I really love the bold stripe in this skirt. The fabric is very firm, with only a little stretch, so it isn't as easy to wear as other knit skirts but it is still getting worn a lot (or at least it will do when I can wear clothes with waistbands again.) 

I also love the navy with the beautiful emerald green of this silk cotton Eucalypt tank. This is such beautiful fabric that I've been sitting on for a while and originally came from my mum's Chest of Fabric Wonder, I think having been left over from a dress she made for a wedding in the 80s. She's a serious serious hoarder.  

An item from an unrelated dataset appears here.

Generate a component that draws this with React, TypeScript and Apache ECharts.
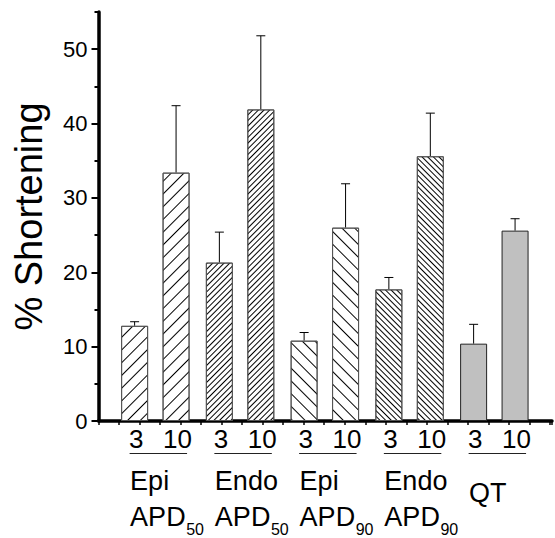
import React, { useEffect, useRef } from 'react';
import * as echarts from 'echarts';

// ---- data ----
const doseLabels = ['3', '10'];
const groupTop = ['Epi', 'Endo', 'Epi', 'Endo', 'QT'];
const groupMain = ['APD', 'APD', 'APD', 'APD', ''];
const groupSub = ['50', '50', '90', '90', ''];
const means = [12.8, 33.4, 21.3, 41.9, 10.8, 26.0, 17.7, 35.6, 10.4, 25.6];
const errors = [0.55, 9.0, 4.1, 9.9, 1.1, 5.9, 1.6, 5.8, 2.6, 1.6];
const majorTicks = [0, 10, 20, 30, 40, 50];
const minorTicks = [5, 15, 25, 35, 45, 55];
const yTitle = '% Shortening';

// ---- layout / style ----
const FONT = 'Liberation Sans, Arial, Helvetica, sans-serif';
const groupStart = 2.77;
const groupStep = 4.13;
const pairHalf = 1.01;
const pos = (i: number) =>
  groupStart + groupStep * Math.floor(i / 2) + (i % 2 ? pairHalf : -pairHalf);

const decalFor = (g: number): any => {
  if (g === 0) return { symbol: 'rect', symbolSize: 1, dashArrayX: [1, 0], dashArrayY: [1, 8], rotation: -Math.PI / 4, color: '#000' };
  if (g === 1) return { symbol: 'rect', symbolSize: 1, dashArrayX: [1, 0], dashArrayY: [1, 3], rotation: -Math.PI / 4, color: '#000' };
  if (g === 2) return { symbol: 'rect', symbolSize: 1, dashArrayX: [1, 0], dashArrayY: [1, 8], rotation: Math.PI / 4, color: '#000' };
  if (g === 3) return { symbol: 'rect', symbolSize: 1, dashArrayX: [1, 0], dashArrayY: [1, 3], rotation: Math.PI / 4, color: '#000' };
  return 'none';
};

let measureCtx: CanvasRenderingContext2D | null = null;
const textWidth = (t: string, font: string) => {
  if (!measureCtx) measureCtx = document.createElement('canvas').getContext('2d');
  if (!measureCtx) return t.length * 15;
  measureCtx.font = font;
  return measureCtx.measureText(t).width;
};

export default function App() {
  const ref = useRef<HTMLDivElement>(null);
  useEffect(() => {
    if (!ref.current) return;
    const chart = echarts.init(ref.current, undefined, { renderer: 'svg' });

    const barData = means.map((v, i) => {
      const g = Math.floor(i / 2);
      return {
        value: [pos(i), v],
        itemStyle: {
          color: g === 4 ? '#c0c0c0' : '#ffffff',
          borderColor: g === 4 ? '#222' : '#555',
          borderWidth: 1,
          decal: decalFor(g),
        },
      };
    });

    const errData = means.map((v, i) => [pos(i), v, errors[i]]);
    const labelData = groupTop.map((_, g) => [g, 0]);

    chart.setOption({
      animation: false,
      grid: { left: 98.5, right: 3, top: 12, bottom: 117, containLabel: false },
      xAxis: {
        type: 'value',
        min: 0,
        max: 22.1,
        interval: 1,
        axisLine: { show: true, onZero: false, lineStyle: { color: '#000', width: 3.5 } },
        axisTick: { show: true, length: 4, lineStyle: { color: '#000', width: 1.5 } },
        axisLabel: { show: false },
        splitLine: { show: false },
      },
      yAxis: [
        {
          type: 'value',
          min: 0,
          max: 55,
          interval: 10,
          name: yTitle,
          nameLocation: 'middle',
          nameRotate: 90,
          nameGap: 51,
          nameTextStyle: { fontSize: 38, fontFamily: FONT, color: '#000' },
          axisLine: { show: true, lineStyle: { color: '#000', width: 3.5 } },
          axisTick: { show: true, length: 7, customValues: majorTicks, lineStyle: { color: '#000', width: 2 } },
          axisLabel: { show: true, customValues: majorTicks, margin: 11, fontSize: 22, fontFamily: FONT, color: '#000' },
          splitLine: { show: false },
        },
        {
          type: 'value',
          min: 0,
          max: 55,
          position: 'left',
          axisLine: { show: false },
          axisTick: { show: true, length: 4, customValues: minorTicks, lineStyle: { color: '#000', width: 2 } },
          axisLabel: { show: false },
          splitLine: { show: false },
        },
      ],
      series: [
        {
          type: 'bar',
          yAxisIndex: 0,
          barWidth: 27,
          data: barData,
        },
        {
          type: 'custom',
          yAxisIndex: 0,
          clip: false,
          silent: true,
          data: errData,
          encode: { x: 0, y: 1 },
          renderItem: (_params: any, api: any) => {
            const x = api.value(0);
            const y = api.value(1);
            const e = api.value(2);
            const p0 = api.coord([x, y]);
            const p1 = api.coord([x, y + e]);
            const st = { stroke: '#000', lineWidth: 1 };
            return {
              type: 'group',
              children: [
                { type: 'line', shape: { x1: p0[0], y1: p0[1], x2: p1[0], y2: p1[1] }, style: st },
                { type: 'line', shape: { x1: p1[0] - 4.5, y1: p1[1], x2: p1[0] + 4.5, y2: p1[1] }, style: st },
              ],
            };
          },
        },
        {
          type: 'custom',
          yAxisIndex: 0,
          clip: false,
          silent: true,
          data: labelData,
          encode: { x: 0, y: 1 },
          renderItem: (_params: any, api: any) => {
            const g = api.value(0);
            const l = api.coord([pos(2 * g), 0]);
            const r = api.coord([pos(2 * g + 1), 0]);
            const y0 = l[1];
            const children: any[] = [];
            const doseFont = 26;
            children.push({ type: 'text', style: { text: doseLabels[0], x: l[0] + 1.5, y: y0 + 18, fontSize: doseFont, fontFamily: FONT, fill: '#000', align: 'center', verticalAlign: 'middle' } });
            children.push({ type: 'text', style: { text: doseLabels[1], x: r[0] + 1.5, y: y0 + 18, fontSize: doseFont, fontFamily: FONT, fill: '#000', align: 'center', verticalAlign: 'middle' } });
            children.push({ type: 'line', shape: { x1: l[0] - 5, y1: y0 + 32.5, x2: r[0] + 11, y2: y0 + 32.5 }, style: { stroke: '#222', lineWidth: 1 } });
            const left = l[0] - 4.5;
            const main = groupMain[g];
            children.push({ type: 'text', style: { text: groupTop[g], x: left, y: y0 + (main ? 60 : 72), fontSize: 27, fontFamily: FONT, fill: '#000', align: 'left', verticalAlign: 'middle' } });
            if (main) {
              children.push({ type: 'text', style: { text: main, x: left, y: y0 + 96, fontSize: 27, fontFamily: FONT, fill: '#000', align: 'left', verticalAlign: 'middle' } });
              const w = textWidth(main, '27px ' + FONT);
              children.push({ type: 'text', style: { text: groupSub[g], x: left + w + 0.5, y: y0 + 108.5, fontSize: 16, fontFamily: FONT, fill: '#000', align: 'left', verticalAlign: 'middle' } });
            }
            return { type: 'group', children };
          },
        },
      ],
    });
    return () => chart.dispose();
  }, []);
  return (
    <div
      ref={ref}
      style={{ position: 'fixed', left: 0, top: 0, width: 555, height: 538, background: '#fff' }}
    />
  );
}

I had less than a yard so I knew it would be a tank and wanted to revisit the Eucalypt having made a dress from it last year, which I was not entirely happy with. For this version, I added an inch to each shoulder seam, scooped out the neck a little more and slimmed the hips (primarily as I didn't have enough width in my yardage) and I love the fit now.  I really like this top in general even though I deployed contrast topstitching (read, "oh cream will just have to do") as I haven't anything like emerald green in my thread tin.  And even though my trials with the bias neckline and armholes prompted this rather ranty (not 'randy' as autocorrect kept wanting me to say) post, they are sitting pretty flat.

So, the pencil skirt is in favour, the combination of pencil skirt and tank is a goody and can and will be repeated in many many forms over the coming months. And I love that as my lifestyle, my attitude towards my figure and my understanding of fit and fabric change, my eyes are reopened to previously no-go styles. 

Have you had those kind of garment reawakenings? is there something you never thought you'd wear but you've tried and loved? Do you agree that it isn't always necessarily dictated by the changes in fashion?